Australia and many other countries are transitioning exceptionally quickly towards a very different energy market and a much greener market. I think the challenge for resources, skills, and new developments is huge. You can see people doing things quickly, and competition for people with the right skills is challenging.
In terms of reskilling and retraining, there will inevitably be a shift of talent that moves from traditional coal assets to renewable assets. But at the moment, there's no immediate pressure to do that. We're operating in a dual energy environment in the sense that many of the coal-fired generators are still operating and playing a very important role in keeping our energy system stable.
What can we expect to see in Australia in the next 12-24 months?
Renewable energy investment will remain very competitive over the next 12 to 24 months. And what we're going to see is investors looking for creative ways to take themselves out of that competitive race.

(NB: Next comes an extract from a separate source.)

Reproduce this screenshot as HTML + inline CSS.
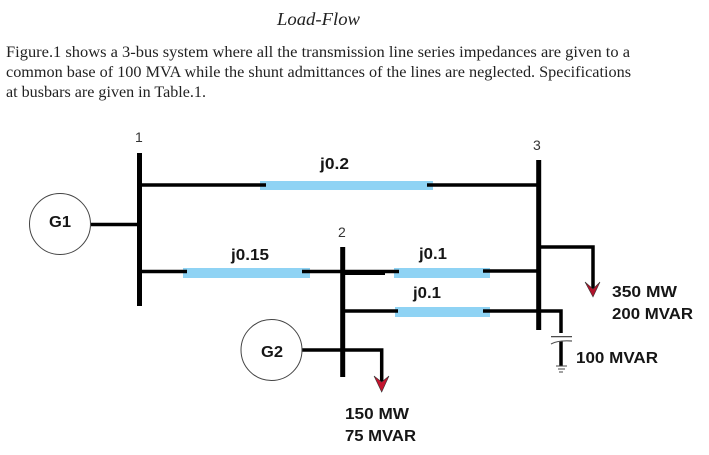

We'll see a couple of things: I think we'll see investors partnering a lot more with, for example, O&M suppliers or those in the supply chain. I also think we will see developers develop specific portfolios for specific investors, for example, investors who might want to offset their carbon credits.
We're going see much higher levels of activity in the market from the big retailers who, at the moment, have been relatively quiet in the Australian M&A market for renewable assets. And I say that because I think that one of the greatest natural advantages retailers have is their retail base, which can help de-risk the offtake aspects of a renewable transaction. I think retailers will be a lot more active over the next 12 to 24 months.